Time periods are expressed in months and range from 0 to 12. We consider time prospects, whose outcomes are expressed in minutes, and money prospects, whose outcomes are expressed in euros. For all prospects, outcomes are deviations from a reference point r that depends on the attribute (money/time). A monetary outcome x is a gain (loss) if \(x>r = 0 \ (x<r = 0)\). For time prospects, an outcome x is expressed as the difference \(x=r-\hat {x}\), where \(r \neq 0\) is the (reference) working time set up by means of a concrete research contract, and \(\hat {x}\) is the actual working time. An outcome x is considered as a gain (loss) of time when \(x>0 \ (x<0)\). A prospect (x, t;y, T) is a gain prospect if \(x,y\ge 0\) and a loss prospect if \(x,y\leq 0\).
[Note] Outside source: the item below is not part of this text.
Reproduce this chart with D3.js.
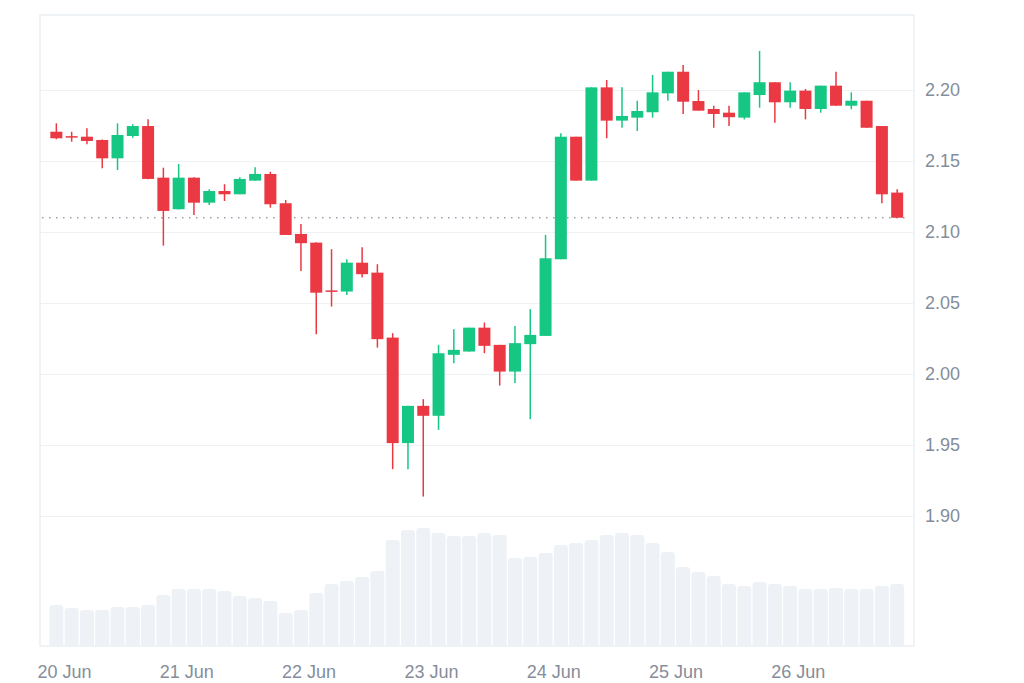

Under the Loewenstein and Prelec (1992) behavioral model a prospect (x, t;y, T) is valued as follows

$$ \varphi(t)u(x)+\varphi(T)u(y), $$
(1)

where the discounting function \(\varphi \) satisfies \(\varphi (0)= 1\) and is usually assumed to be strictly decreasing, and u stands for utility with \(u(0)= 0\). Most empirical studies on intertemporal choice have considered a linear utility. However, this could lead to spurious interpretations (Attema 2012) and particularly to an overestimation of the discount rates (Frederick et al. 2002). To avoid this issue, we assume a power utility, i.e., \(u(x)=x^{\alpha }\).Footnote 3 Following most studies on intertemporal choice and recent developments on discounting behavior for non-monetary outcomes we also assume that the utility is stationary (Augenblick et al. 2015; Bleichrodt et al. 2016a; Ioannou and Sadeh 2016). Because preferences are measured for different types of prospects, components u and \(\varphi \) are allowed to differ across attributes (time vs. money) and domains (gains vs. losses). This allows us to take into account, among other things, differences in preference for grouping or smoothing outcomes across attributes and domains.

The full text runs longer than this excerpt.